Several mechanisms are direct adaptations to the token and GPU bottlenecks. A length reward restrains overthinking. Curriculum sampling starts on easier tasks before focusing on hard ones, while prioritized sampling raises the probability of problems with low observed success. Partial rollouts impose a fixed output-token budget per rollout; unfinished trajectories are stored in a replay buffer and resumed in later iterations, so only the newest segment is on-policy and earlier segments are reused. Hybrid deployment lets Megatron train, offload, transfer weights to vLLM through Mooncake, roll out, terminate vLLM, and reload training memory. For code RL, the sandbox uses Kubernetes, crun, pre-created cgroups, and tmpfs-backed overlay storage to reduce executor latency.

The long2short pipeline adapts the same reasoning compute to lower-latency serving. It uses model merging, shortest rejection sampling, DPO, and a separate long2short RL phase with length penalty and shorter rollout limits to transfer long-CoT priors into short-CoT models.

Evidence

The headline long-CoT model reaches 77.5 on AIME 2024, 96.2 on MATH-500, 94th percentile on Codeforces, 62.5 on LiveCodeBench, 74.9 on MathVista, 70.0 on MMMU, and 38.6 on MathVision.
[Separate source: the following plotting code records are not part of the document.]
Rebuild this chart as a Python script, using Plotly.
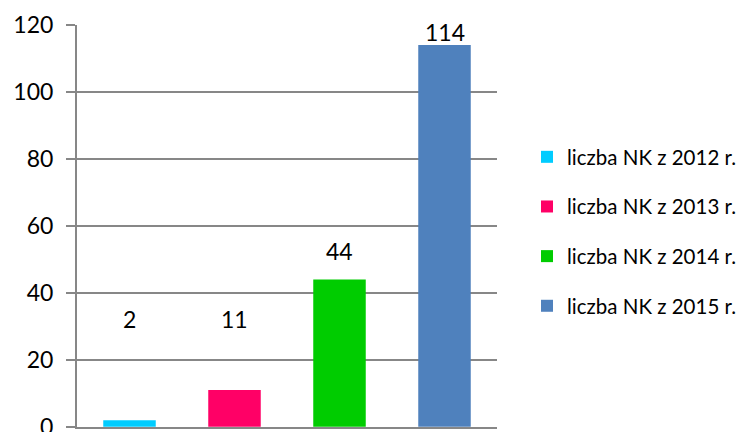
import plotly.graph_objects as go

categories = ["liczba NK z 2012 r.", "liczba NK z 2013 r.", "liczba NK z 2014 r.", "liczba NK z 2015 r."]
values = [2, 11, 44, 114]
colors = ["#00CCFF", "#FF0066", "#00CC00", "#4F81BD"]
# pixel offset of each value label's centre above its bar top (as placed in the reference)
label_offsets_px = [101, 71, 28, 13]
y_ticks = [0, 20, 40, 60, 80, 100, 120]

FONT = "Lato"
# the page body has an 8px default margin; the figure is shifted to compensate
W, H = 747, 432
fig = go.Figure()
for cat, val, col in zip(categories, values, colors):
    fig.add_trace(go.Bar(
        x=[cat], y=[val], name=cat, marker=dict(color=col, line=dict(width=0)),
        width=0.5, legendgroup=cat, hoverinfo="skip",
    ))

for cat, val, off in zip(categories, values, label_offsets_px):
    fig.add_annotation(x=cat, y=val, text=str(val), showarrow=False,
                       yanchor="middle", yshift=off,
                       font=dict(family=FONT, size=23, color="#000000"))

fig.update_layout(
    width=W, height=H,
    margin=dict(l=69, r=258, t=17, b=13, autoexpand=False),
    paper_bgcolor="white", plot_bgcolor="white",
    barmode="relative",
    font=dict(family=FONT, size=23, color="#000000"),
    showlegend=True,
    legend=dict(x=(527 - 77) / 420, xanchor="left", y=(427 - 137) / 402, yanchor="top",
                font=dict(family=FONT, size=20.5, color="#000000"),
                tracegroupgap=20, bgcolor="rgba(0,0,0,0)", borderwidth=0),
    xaxis=dict(showticklabels=False, showgrid=False, ticks="", automargin=False,
               showline=True, linecolor="#878787", linewidth=2,
               categoryorder="array", categoryarray=categories),
    yaxis=dict(range=[-0.05, 120], tickvals=y_ticks, showgrid=True, automargin=False,
               gridcolor="#878787", gridwidth=1.5,
               showline=True, linecolor="#878787", linewidth=2,
               ticks="outside", ticklen=9, tickcolor="#878787", tickwidth=1.5,
               ticklabelstandoff=8, zeroline=False,
               tickfont=dict(family=FONT, size=23, color="#000000")),
)

fig.write_html("out.html")
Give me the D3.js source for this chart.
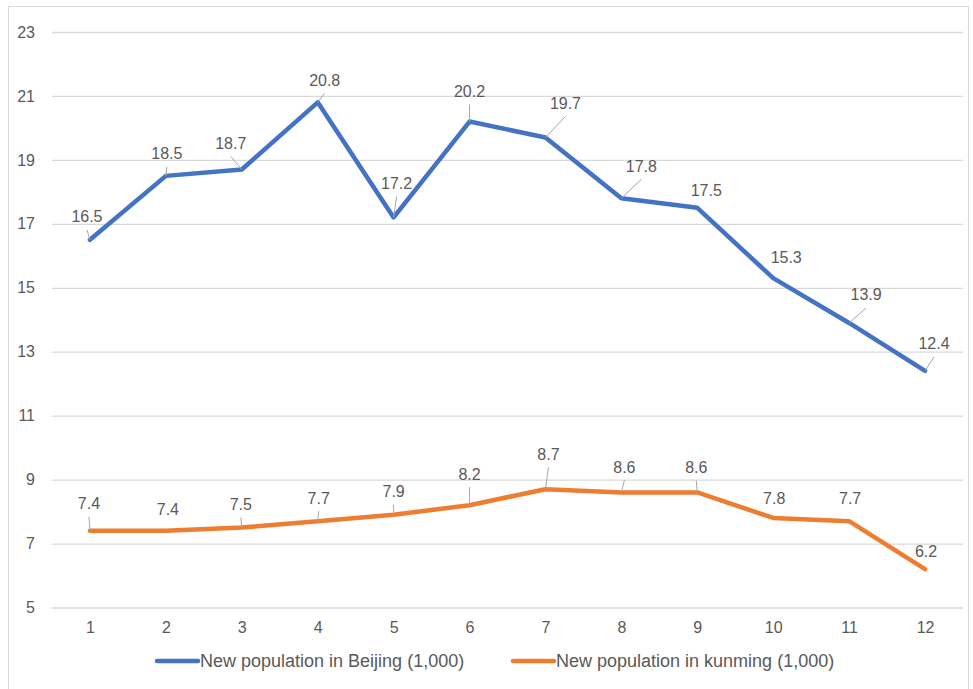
<!DOCTYPE html>
<html>
<head>
<meta charset="utf-8">
<script src="https://cdn.jsdelivr.net/npm/d3@7"></script>
<style>
  html, body { margin: 0; padding: 0; background: #ffffff; }
  svg { display: block; font-family: "Liberation Sans", Arial, sans-serif; }
</style>
</head>
<body>
<svg id="chart" width="973" height="689"></svg>
<script>
// Months on the x axis
const months = [1, 2, 3, 4, 5, 6, 7, 8, 9, 10, 11, 12];
// Monthly new population, in thousands
const beijing = [16.5, 18.5, 18.7, 20.8, 17.2, 20.2, 19.7, 17.8, 17.5, 15.3, 13.9, 12.4];
const kunming = [7.4, 7.4, 7.5, 7.7, 7.9, 8.2, 8.7, 8.6, 8.6, 7.8, 7.7, 6.2];
// Value-axis ticks
const yTicks = [5, 7, 9, 11, 13, 15, 17, 19, 21, 23];
const seriesNames = ["New population in Beijing (1,000)", "New population in kunming (1,000)"];

// Where each data label sits relative to its point: [dx, dy, draw leader line]
const beijingLabelPos = [
  [-3, -23, 1], [1, -22, 1], [-11, -26, 1], [7, -22, 1], [3, -34, 1], [0, -30, 1],
  [20, -34, 1], [20, -32, 1], [9, -17, 0], [13, -21, 0], [17, -28, 1], [9, -27, 1]
];
const kunmingLabelPos = [
  [-1, -27, 1], [2, -21, 0], [-1, -23, 1], [1, -23, 1], [0, -23, 1], [0, -31, 1],
  [3, -35, 1], [3, -25, 1], [-1, -25, 1], [1, -19, 0], [1, -23, 0], [1, -18, 0]
];

const colors = ["#4472C4", "#ED7D31"];
const textColor = "#595959";
const gridColor = "#D9D9D9";

const svg = d3.select("#chart");

// Chart-area border
svg.append("rect")
  .attr("x", 8.5).attr("y", 6.5)
  .attr("width", 960).attr("height", 700)
  .attr("fill", "#ffffff")
  .attr("stroke", "#D9D9D9").attr("stroke-width", 1);

const plot = { left: 52, right: 963, top: 32, bottom: 607.5 };

const x = d3.scalePoint()
  .domain(months)
  .range([plot.left, plot.right])
  .padding(0.5);

const y = d3.scaleLinear()
  .domain([5, 23])
  .range([plot.bottom, plot.top]);

// Horizontal gridlines with value labels
const yAxis = d3.axisLeft(y)
  .tickValues(yTicks)
  .tickSize(-(plot.right - plot.left))
  .tickPadding(17)
  .tickFormat(d3.format("d"));

const gy = svg.append("g")
  .attr("transform", `translate(${plot.left},0)`)
  .call(yAxis);
gy.select(".domain").remove();
gy.selectAll(".tick line").attr("stroke", gridColor).attr("stroke-width", 1.3);
gy.selectAll(".tick text")
  .attr("fill", textColor)
  .style("font-size", "16px")
  .style("font-family", "Liberation Sans, Arial, sans-serif");

// Category labels along the bottom
const xAxis = d3.axisBottom(x).tickSize(0).tickPadding(14);
const gx = svg.append("g")
  .attr("transform", `translate(0,${plot.bottom})`)
  .call(xAxis);
gx.select(".domain").remove();
gx.selectAll(".tick text")
  .attr("fill", textColor)
  .style("font-size", "16px")
  .style("font-family", "Liberation Sans, Arial, sans-serif");

const line = d3.line()
  .x((d, i) => x(months[i]))
  .y(d => y(d));

const series = [
  { values: beijing, color: colors[0], labelPos: beijingLabelPos },
  { values: kunming, color: colors[1], labelPos: kunmingLabelPos }
];

series.forEach(s => {
  svg.append("path")
    .datum(s.values)
    .attr("fill", "none")
    .attr("stroke", s.color)
    .attr("stroke-width", 4.5)
    .attr("stroke-linejoin", "round")
    .attr("stroke-linecap", "round")
    .attr("d", line);
});

// Data labels, with leader lines running from the point up to just under the label
series.forEach(s => {
  const g = svg.append("g");
  s.values.forEach((v, i) => {
    const px = x(months[i]);
    const py = y(v);
    const [dx, dy, leader] = s.labelPos[i];
    const lx = px + dx;
    const ly = py + dy;
    if (leader) {
      const ex = lx;
      const ey = Math.min(ly + 13, py);
      g.append("line")
        .attr("x1", px).attr("y1", py)
        .attr("x2", ex).attr("y2", ey)
        .attr("stroke", "#A6A6A6")
        .attr("stroke-width", 1);
    }
    g.append("text")
      .attr("x", lx)
      .attr("y", ly)
      .attr("text-anchor", "middle")
      .attr("dominant-baseline", "central")
      .attr("fill", textColor)
      .style("font-size", "16px")
      .text(d3.format(".1f")(v));
  });
});

// Legend
const legendItems = [
  { name: seriesNames[0], color: colors[0], x: 157 },
  { name: seriesNames[1], color: colors[1], x: 513 }
];
const legendY = 661;
legendItems.forEach(item => {
  svg.append("line")
    .attr("x1", item.x).attr("x2", item.x + 41)
    .attr("y1", legendY).attr("y2", legendY)
    .attr("stroke", item.color)
    .attr("stroke-width", 4.5)
    .attr("stroke-linecap", "round");
  svg.append("text")
    .attr("x", item.x + 43)
    .attr("y", legendY)
    .attr("dominant-baseline", "central")
    .attr("fill", textColor)
    .style("font-size", "18px")
    .text(item.name);
});
</script>
</body>
</html>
The short-CoT model reaches 60.8 on AIME 2024, 94.6 on MATH-500, 47.3 on LiveCodeBench, and 87.2 on IF-Eval. Figure 5 and Figure 6 support the scaling claim: response length and performance increase during RL, and the final run scales to 128K context with continued improvement on hard reasoning benchmarks.

The ablations reinforce the compute interpretation. The report says a smaller model can become comparable to a larger one by using longer RL-optimized CoTs, but the larger model remains more token efficient. It also reports that the proposed RL method has better sample complexity than ReST because negative gradients penalize incorrect responses. For reward computation, the Chain-of-Thought reward model reaches about 98.5 accuracy in manual spot checks, versus 84.4 for a classic value-head reward model. For code execution, the sandbox improves container startup from 0.12 seconds with Docker to 0.04 seconds and maximum container starts from 27/sec to 120/sec on a 16-core machine. For serving efficiency, long2short RL reaches 60.8 AIME pass@1 while using 3,272 tokens on average.

Historical Effect

Kimi k1.5 is a marker for the "reasoning as long-context RL" branch of 2025 systems work. Its historical point is not just benchmark parity with o1-like models; it shows how to make a long-CoT model trainable on a production-style GPU cluster by sharing devices between Megatron and vLLM, moving weights quickly, reusing partial trajectories, and making reward environments scalable.

The report also clarifies a methodological split. Rather than building explicit search trees at inference time, k1.5 trains the model to internalize planning inside a long autoregressive context. That made context length, rollout scheduling, reward latency, and token efficiency central method variables for reasoning models.

Limits

The main compute limitation is evidentiary: the paper does not disclose exact hardware, chip count, total training cost, model size, or full architecture details, so device-level cost cannot be reconstructed. Long-context RL efficiency remains an open question in the conclusion. Overthinking is still a live problem, and the authors explicitly point to future work on credit assignment and reducing overthinking without damaging exploration. Reward reliability is also fragile: the system needs verifiable prompts, math reward models, generated code tests, and sandboxed execution. Finally, the long2short results improve token efficiency but do not remove the need for expensive long-CoT teachers and RL iterations.